Elisabetta Falchetti (1948-2022)
For the culture of sustainability
DOI:
https://doi.org/10.13135/2384-8677/8882Abstract
Elisabetta Falchetti was a reference point for all those approaching the boundaries of knowledge and relationships between disciplines such as Ecology, Art Sciences, Museology, Education and Neuroscience within a sustainability framework. Her worldview was contagious and stimulated anyone she met along her path to play an active role in her life. With the European Centre for Cultural Organisation and Management (ECCOM), we met precisely on the ground of this common commitment. She was deeply convinced of the need for profound social transformation to promote justice, equity, gender equality, well-being, quality of life and sustainable communities. Her gaze and attention were constantly addressed to local communities, especially those marginalized or discriminated against, to create opportunities for cultural life participation, to encourage creative interaction and exchange. She always supported and felt the need for a new cultural and social museology more focused on the needs of communities. The emerging social museology must reflect on certain social priorities and experiment new strategies to create “contact zones” (Clifford, 1997). The metaphor, which she loved so much and has guided many of our reflections, takes inspiration from systemic structure of living systems. The spaces that in the various structures represent borders and contiguous areas, such as those between cells, organs, populations, biotic communities, ecosystems, guide reflection on the importance of boundaries (Da Milano, Falchetti & Guida, 2019). In those contact zones it is possible to develop constructive relationships between environment and culture, new narratives and visions, social representations. This process can encourage multi-, inter- and trans-cultural approaches.

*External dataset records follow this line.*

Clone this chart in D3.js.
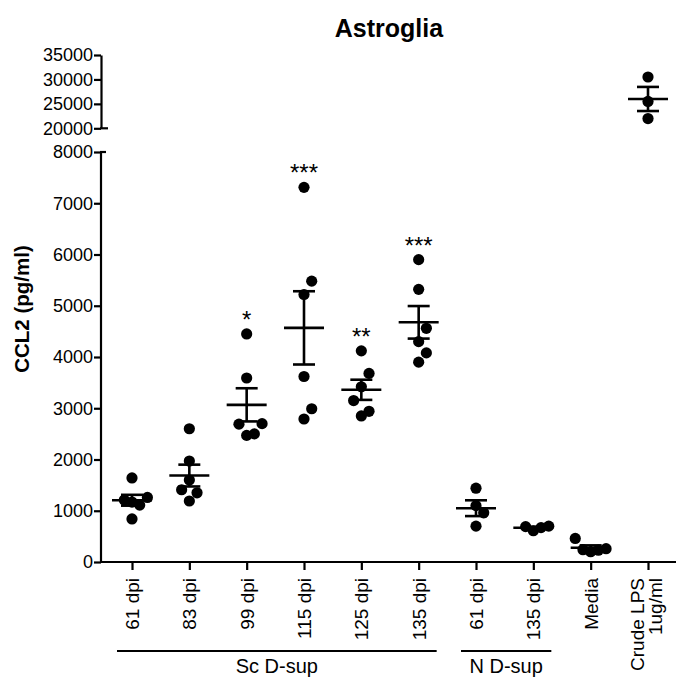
<!DOCTYPE html>
<html>
<head>
<meta charset="utf-8">
<script src="https://cdn.jsdelivr.net/npm/d3@7"></script>
<style>
  body { margin: 0; background: #fff; }
  svg { display: block; }
  text { font-family: "Liberation Sans", Arial, sans-serif; fill: #000; }
</style>
</head>
<body>
<div id="chart"></div>
<script>
// categories on the x axis
const categories = ["61 dpi", "83 dpi", "99 dpi", "115 dpi", "125 dpi", "135 dpi",
                    "61 dpi ", "135 dpi ", "Media", "Crude LPS\n1ug/ml"];

// CCL2 (pg/ml), one array per condition
const sc61 = [1640, 1260, 1210, 1170, 1110, 840];
const sc83 = [2600, 1970, 1600, 1410, 1350, 1190];
const sc99 = [4450, 3590, 2700, 2690, 2470, 2500];
const sc115 = [7310, 5480, 5220, 3620, 2990, 2790];
const sc125 = [4120, 3680, 3420, 3150, 2850, 2940];
const sc135 = [5900, 5320, 4560, 4300, 4080, 3900];
const n61 = [1440, 1100, 960, 700];
const n135 = [700, 690, 610, 670];
const media = [460, 240, 200, 230, 260];
const lps = [30500, 25500, 22000];
const groupValues = [sc61, sc83, sc99, sc115, sc125, sc135, n61, n135, media, lps];

// significance marks
const stars = ["", "", "*", "***", "**", "***", "", "", "", ""];

// bracket groups under the axis
const bracketNames = ["Sc D-sup", "N D-sup"];
const bracketFirst = [0, 6];
const bracketLast = [5, 7];

// tick values of the broken y axis
const lowTicks = [0, 1000, 2000, 3000, 4000, 5000, 6000, 7000, 8000];
const highTicks = [20000, 25000, 30000, 35000];

const width = 676, height = 678;
const axisX = 101;

const svg = d3.select("#chart").append("svg")
    .attr("width", width)
    .attr("height", height);

svg.append("rect").attr("width", width).attr("height", height).attr("fill", "#fff");

const x = d3.scalePoint().domain(categories).range([132, 648]);
const yLow = d3.scaleLinear().domain([0, 8000]).range([562, 152]);
const yHigh = d3.scaleLinear().domain([20000, 35000]).range([128.3, 55]);
function y(v) { return v > 8000 ? yHigh(v) : yLow(v); }

// title
svg.append("text")
    .attr("x", 389).attr("y", 37)
    .attr("text-anchor", "middle")
    .style("font-size", "25px").style("font-weight", "bold")
    .text("Astroglia");

// y label
svg.append("text")
    .attr("transform", "translate(29,309) rotate(-90)")
    .attr("text-anchor", "middle")
    .style("font-size", "20.5px").style("font-weight", "bold")
    .text("CCL2 (pg/ml)");

// y axes (two segments)
function styleAxis(g) {
    g.selectAll("path, line").attr("stroke", "#000").attr("stroke-width", 2.2);
    g.selectAll("text").style("font-size", "18px").style("font-family", "Liberation Sans, Arial, sans-serif");
}

const gLow = svg.append("g").attr("transform", `translate(${axisX},0)`)
    .call(d3.axisLeft(yLow).tickValues(lowTicks).tickSize(7).tickSizeOuter(0).tickPadding(1).tickFormat(d3.format("d")));
styleAxis(gLow);
gLow.select(".domain").attr("d", `M0,${yLow(0)}V${yLow(8000)}`);

const gHigh = svg.append("g").attr("transform", `translate(${axisX},0)`)
    .call(d3.axisLeft(yHigh).tickValues(highTicks).tickSize(7).tickSizeOuter(0).tickPadding(1).tickFormat(d3.format("d")));
styleAxis(gHigh);

// break caps
svg.append("line").attr("x1", axisX - 1).attr("x2", axisX + 7)
    .attr("y1", yHigh(20000)).attr("y2", yHigh(20000))
    .attr("stroke", "#000").attr("stroke-width", 2.2);
svg.append("line").attr("x1", axisX - 1).attr("x2", axisX + 5)
    .attr("y1", yLow(8000)).attr("y2", yLow(8000))
    .attr("stroke", "#000").attr("stroke-width", 2.2);

// x axis
const gx = svg.append("g").attr("transform", `translate(0,${yLow(0)})`)
    .call(d3.axisBottom(x).tickSize(8).tickSizeOuter(0));
gx.select(".domain").remove();
gx.selectAll("line").attr("stroke", "#000").attr("stroke-width", 2.2);
svg.append("line")
    .attr("x1", axisX - 1).attr("x2", width)
    .attr("y1", yLow(0)).attr("y2", yLow(0))
    .attr("stroke", "#000").attr("stroke-width", 2.2);

gx.selectAll("text").each(function (d) {
    const t = d3.select(this);
    t.text(null)
        .attr("transform", "rotate(-90)")
        .attr("x", null).attr("y", null).attr("dy", null)
        .style("text-anchor", "end")
        .style("font-size", "19px")
        .style("font-family", "Liberation Sans, Arial, sans-serif");
    const lines = d.trim().split("\n");
    const offs = lines.length === 1 ? [0] : [-11, 7];
    lines.forEach((ln, i) => {
        t.append("tspan").attr("x", -16).attr("y", offs[i]).attr("dy", "0.35em").text(ln);
    });
});

// brackets under groups
bracketNames.forEach((name, i) => {
    const x0 = x(categories[bracketFirst[i]]) - 15;
    const x1 = x(categories[bracketLast[i]]) + 18;
    svg.append("line").attr("x1", x0).attr("x2", x1)
        .attr("y1", 651).attr("y2", 651)
        .attr("stroke", "#000").attr("stroke-width", 2.2);
    svg.append("text")
        .attr("x", (x0 + x1) / 2).attr("y", 673)
        .attr("text-anchor", "middle")
        .style("font-size", "20px")
        .text(name);
});

// scatter with simple swarm offsets
const r = 5.6, slot = 7.7;
const dotLayer = svg.append("g");
const barLayer = svg.append("g");

groupValues.forEach((vals, gi) => {
    const cx = x(categories[gi]);
    const placed = [];
    vals.slice().sort((a, b) => a - b).forEach(v => {
        const py = y(v);
        const order = [0, 1, -1, 2, -2];
        let k = order.find(o => placed.every(p => p.o !== o || Math.abs(p.y - py) >= 16));
        if (k === undefined) k = 0;
        placed.push({ o: k, y: py });
        dotLayer.append("circle")
            .attr("cx", cx + k * slot).attr("cy", py).attr("r", r)
            .attr("fill", "#000");
    });

    const m = d3.mean(vals);
    const sem = d3.deviation(vals) / Math.sqrt(vals.length);
    const line = (x1, x2, y1, y2) => barLayer.append("line")
        .attr("x1", x1).attr("x2", x2).attr("y1", y1).attr("y2", y2)
        .attr("stroke", "#000").attr("stroke-width", 2.6);
    line(cx - 20, cx + 20, y(m), y(m));
    line(cx, cx, y(m - sem), y(m + sem));
    line(cx - 11, cx + 11, y(m + sem), y(m + sem));
    line(cx - 11, cx + 11, y(m - sem), y(m - sem));

    if (stars[gi]) {
        barLayer.append("text")
            .attr("x", cx).attr("y", y(d3.max(vals)) - 6)
            .attr("text-anchor", "middle")
            .style("font-size", "24px")
            .text(stars[gi]);
    }
});
</script>
</body>
</html>
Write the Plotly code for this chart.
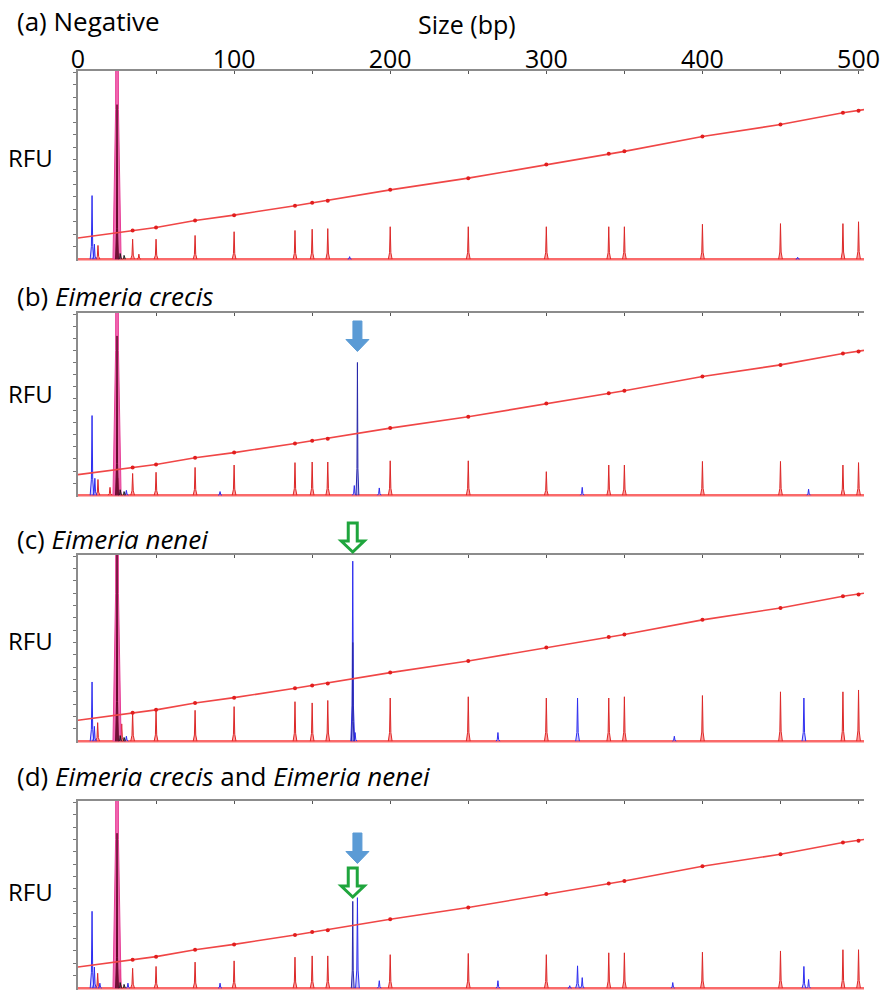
import plotly.graph_objects as go

W, H = 887, 998

# ---------------- data ----------------
STD_SIZES = [35, 50, 75, 100, 139, 150, 160, 200, 250, 300, 340, 350, 400, 450, 490, 500]
STD_HEIGHT_A = [1.6, 1.6, 1.9, 2.2, 2.3, 2.4, 2.45, 2.6, 2.6, 2.6, 2.6, 2.6, 2.8, 2.85, 2.85, 3.0]
STD_HEIGHT_B = [1.8, 1.9, 2.3, 2.5, 2.7, 2.75, 2.75, 2.85, 2.85, 1.95, 2.5, 2.5, 2.8, 2.8, 2.5, 2.7]
STD_HEIGHT_C = [2.4, 2.55, 2.5, 2.8, 3.2, 3.1, 3.3, 3.5, 3.6, 3.5, 3.5, 3.6, 3.7, 4.0, 4.0, 4.15]
STD_HEIGHT_D = [1.6, 1.75, 2.1, 2.2, 2.5, 2.6, 2.6, 2.7, 2.8, 2.7, 2.85, 2.85, 2.9, 3.0, 3.1, 3.1]

SIZING_X = [0] + STD_SIZES + [503.5]
SIZING_Y = [1.7, 2.3, 2.54, 3.1, 3.53, 4.29, 4.52, 4.68, 5.56, 6.5, 7.6, 8.45, 8.65,
            9.84, 10.8, 11.75, 11.9, 12.0]

RED_EXTRA_A = [(12.8, 1.1), (25, 1.5), (39, 0.4)]
RED_EXTRA_B = [(12.8, 1.3), (20.5, 0.65), (26, 1.4)]
RED_EXTRA_C = [(12.6, 1.5), (28, 1.4)]
RED_EXTRA_D = [(12.6, 1.2), (27, 1.5)]

BLUE_A = [(9, 5.1), (10.5, 1.2), (25, 1.5), (174, 0.2), (461, 0.15)]
BLUE_B = [(9, 6.6), (10.8, 1.4), (25, 1.4), (31, 0.4), (91, 0.3), (177, 0.8),
          (193, 0.6), (323, 0.65), (468, 0.5)]
BLUE_C = [(9, 4.8), (10.5, 1.2), (25, 1.6), (31, 0.4), (176, 14.6), (177.5, 0.7),
          (269, 0.7), (320, 3.5), (382, 0.4), (465, 3.5)]
BLUE_D = [(9, 6.2), (10.5, 1.7), (14, 0.4), (25, 1.5), (32, 0.4), (91, 0.4), (179, 7.3),
          (193, 0.6), (269, 0.6), (315, 0.2), (320, 1.8), (323, 0.85), (381, 0.45),
          (465, 1.75), (468, 0.7)]

NAVY_A = []
NAVY_B = [(179, 11.0)]
NAVY_C = [(176, 8.0)]
NAVY_D = [(176, 7.0)]

PINK_ALL = [(25, 60)]
DARK_A = [(25, 12.4)]
DARK_B = [(25, 13.2)]
DARK_C = [(25, 16.0)]
DARK_D = [(25, 12.5)]
BLACK_SMALL = [(27, 0.45), (29.5, 0.3)]

TITLES = ["(a) Negative",
          "(b) <i>Eimeria crecis</i>",
          "(c) <i>Eimeria nenei</i>",
          "(d) <i>Eimeria crecis</i> and <i>Eimeria nenei</i>"]
X_TICKS = [0, 50, 100, 150, 200, 250, 300, 350, 400, 450, 500]
X_TICKTEXT = ["0", "", "100", "", "200", "", "300", "", "400", "", "500"]

# ---------------- layout geometry ----------------
X_RANGE = [0, 503.5]
XDOM_PX = [78, 864]
PANELS_PX = [(71, 261), (313, 497), (555, 743), (801, 990)]   # top, bottom
TITLE_Y_PX = [21, 296, 539, 776]
RFU_Y_PX = [157, 393, 640, 891]
Y_RANGE = [-0.15, 15.1]
FONT = "Open Sans"

def spikes(peaks, hw):
    xs, ys = [], []
    for p, h in peaks:
        xs += [p - hw, p - 0.35 * hw, p, p + 0.35 * hw, p + hw, None]
        ys += [0, 0.2 * h, h, 0.2 * h, 0, None]
    return xs, ys

fig = go.Figure()

panels = [
    (STD_HEIGHT_A, RED_EXTRA_A, BLUE_A, NAVY_A, DARK_A),
    (STD_HEIGHT_B, RED_EXTRA_B, BLUE_B, NAVY_B, DARK_B),
    (STD_HEIGHT_C, RED_EXTRA_C, BLUE_C, NAVY_C, DARK_C),
    (STD_HEIGHT_D, RED_EXTRA_D, BLUE_D, NAVY_D, DARK_D),
]

def add_spikes(peaks, hw, line, fill, xa, ya, width=1):
    if not peaks:
        return
    xs, ys = spikes(peaks, hw)
    fig.add_trace(go.Scatter(x=xs, y=ys, mode="lines", fill="toself",
                             fillcolor=fill, line=dict(color=line, width=width),
                             xaxis=xa, yaxis=ya, hoverinfo="skip", showlegend=False))

for i, (std_h, red_x, blue, navy, dark) in enumerate(panels):
    n = i + 1
    xa, ya = f"x{n}" if n > 1 else "x", f"y{n}" if n > 1 else "y"
    # baseline
    fig.add_trace(go.Scatter(x=X_RANGE, y=[0, 0], mode="lines",
                             line=dict(color="rgba(250,90,90,0.9)", width=2.5),
                             xaxis=xa, yaxis=ya, hoverinfo="skip", showlegend=False))
    # size standard peaks
    add_spikes(list(zip(STD_SIZES, std_h)) + red_x, 1.2,
               "rgb(220,40,40)", "rgba(255,70,70,0.5)", xa, ya)
    add_spikes(blue, 1.2, "rgb(45,45,240)", "rgba(110,110,255,0.35)", xa, ya)
    add_spikes(navy, 0.9, "rgb(40,40,170)", "rgba(80,80,220,0.45)", xa, ya)
    add_spikes(PINK_ALL, 2.6, "rgb(230,60,150)", "rgba(240,80,165,0.85)", xa, ya)
    add_spikes(dark, 0.9, "rgb(95,10,40)", "rgba(110,10,45,0.9)", xa, ya)
    add_spikes(BLACK_SMALL, 0.8, "rgb(30,30,30)", "rgba(30,30,30,0.3)", xa, ya)
    # sizing curve
    fig.add_trace(go.Scatter(x=SIZING_X, y=SIZING_Y, mode="lines",
                             line=dict(color="rgb(240,70,70)", width=1.6),
                             xaxis=xa, yaxis=ya, hoverinfo="skip", showlegend=False))
    fig.add_trace(go.Scatter(x=STD_SIZES, y=SIZING_Y[1:-1], mode="markers",
                             marker=dict(color="rgb(225,30,30)", size=4),
                             xaxis=xa, yaxis=ya, hoverinfo="skip", showlegend=False))

layout = dict(width=W, height=H, margin=dict(l=0, r=0, t=0, b=0),
              paper_bgcolor="white", plot_bgcolor="white", showlegend=False,
              font=dict(family=FONT, color="black"))

for i, (top, bot) in enumerate(PANELS_PX):
    n = i + 1
    sfx = str(n) if n > 1 else ""
    layout["xaxis" + sfx] = dict(
        domain=[XDOM_PX[0] / W, XDOM_PX[1] / W], range=X_RANGE,
        anchor="y" + sfx, side="top", showline=True, linecolor="#8c8c8c", linewidth=2,
        ticks="inside", ticklen=3, tickcolor="#555", tickwidth=1,
        tickvals=X_TICKS, ticktext=X_TICKTEXT, showticklabels=(n == 1),
        ticklabelstandoff=-9,
        tickfont=dict(size=25, family=FONT, color="black"),
        showgrid=False, zeroline=False, fixedrange=True, automargin=False)
    layout["yaxis" + sfx] = dict(
        domain=[1 - bot / H, 1 - top / H], range=Y_RANGE,
        anchor="x" + sfx, showline=True, linecolor="#8c8c8c", linewidth=1.5,
        ticks="outside", ticklen=3, tickcolor="#777", tickvals=list(range(1, 16)),
        showticklabels=False, showgrid=False, zeroline=False, fixedrange=True,
        automargin=False)

fig.update_layout(**layout)

ann = [dict(text="Size (bp)", x=467 / W, y=1 - 24 / H, xref="paper", yref="paper",
            xanchor="center", yanchor="middle", showarrow=False,
            font=dict(size=25, family=FONT, color="black"))]
for i in range(4):
    ann.append(dict(text=TITLES[i], x=15 / W, y=1 - TITLE_Y_PX[i] / H, xref="paper",
                    yref="paper", xanchor="left", yanchor="middle", showarrow=False,
                    font=dict(size=26, family=FONT, color="black")))
    ann.append(dict(text="RFU", x=6 / W, y=1 - RFU_Y_PX[i] / H, xref="paper",
                    yref="paper", xanchor="left", yanchor="middle", showarrow=False,
                    font=dict(size=24, family=FONT, color="black")))
fig.update_layout(annotations=ann)

# ---------------- arrows (annotations) ----------------
def bp_to_px(bp):
    return XDOM_PX[0] + bp * (XDOM_PX[1] - XDOM_PX[0]) / X_RANGE[1]

def arrow_path(cx, top, shaft_len, tip_len, shaft_hw, head_hw):
    pts = [(cx - shaft_hw, top), (cx + shaft_hw, top), (cx + shaft_hw, top + shaft_len),
           (cx + head_hw, top + shaft_len), (cx, top + shaft_len + tip_len),
           (cx - head_hw, top + shaft_len), (cx - shaft_hw, top + shaft_len)]
    s = "M " + " L ".join(f"{x / W:.5f},{1 - y / H:.5f}" for x, y in pts) + " Z"
    return s

shapes = []
# filled blue arrows (E. crecis peak)
for top in (321, 833):
    shapes.append(dict(type="path", xref="paper", yref="paper",
                       path=arrow_path(bp_to_px(179), top, 18.5, 12, 4.5, 11.5),
                       fillcolor="#5b9bd5", line=dict(color="#5b9bd5", width=1)))
# green outline arrows (E. nenei peak)
for top in (523, 868):
    shapes.append(dict(type="path", xref="paper", yref="paper",
                       path=arrow_path(bp_to_px(176), top, 18, 11, 4.5, 11.5),
                       fillcolor="white", line=dict(color="#1fa53d", width=3)))
fig.update_layout(shapes=shapes)

fig.write_html("out.html", config={"displayModeBar": False},
               post_script="document.body.style.margin='0px';document.body.style.overflow='hidden';")
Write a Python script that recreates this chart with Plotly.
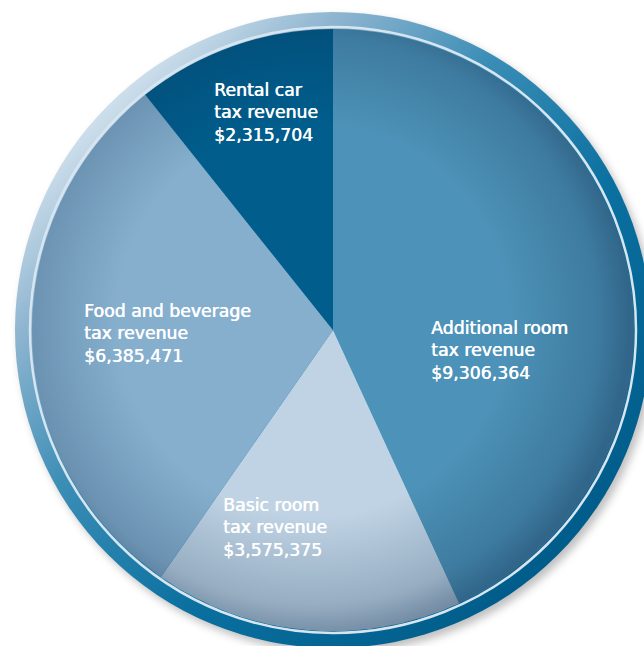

For Elisabetta Falchetti, Ecology was the science that can integrate narratives and visions that spread systemic thinking. Feudozzo’s experience (L’Astorina et al., 2021) represented a moment of reflection on this issue to help build new ethical-social attitudes and horizons (Falchetti & Guida, 2021).
A fundamental element for her was the role that imagination plays in the processes of transformation and change. In one of her latest contributions, she said "people’s imaginative capacity must be nurtured. In fact, only with a fervent imagination does it become possible to build a sustainable perspective for the future and to identify strategies to pursue it” (Guida & Falchetti, 2021).
She leaves us with many things to reflect on but also with things still to be imagined and told.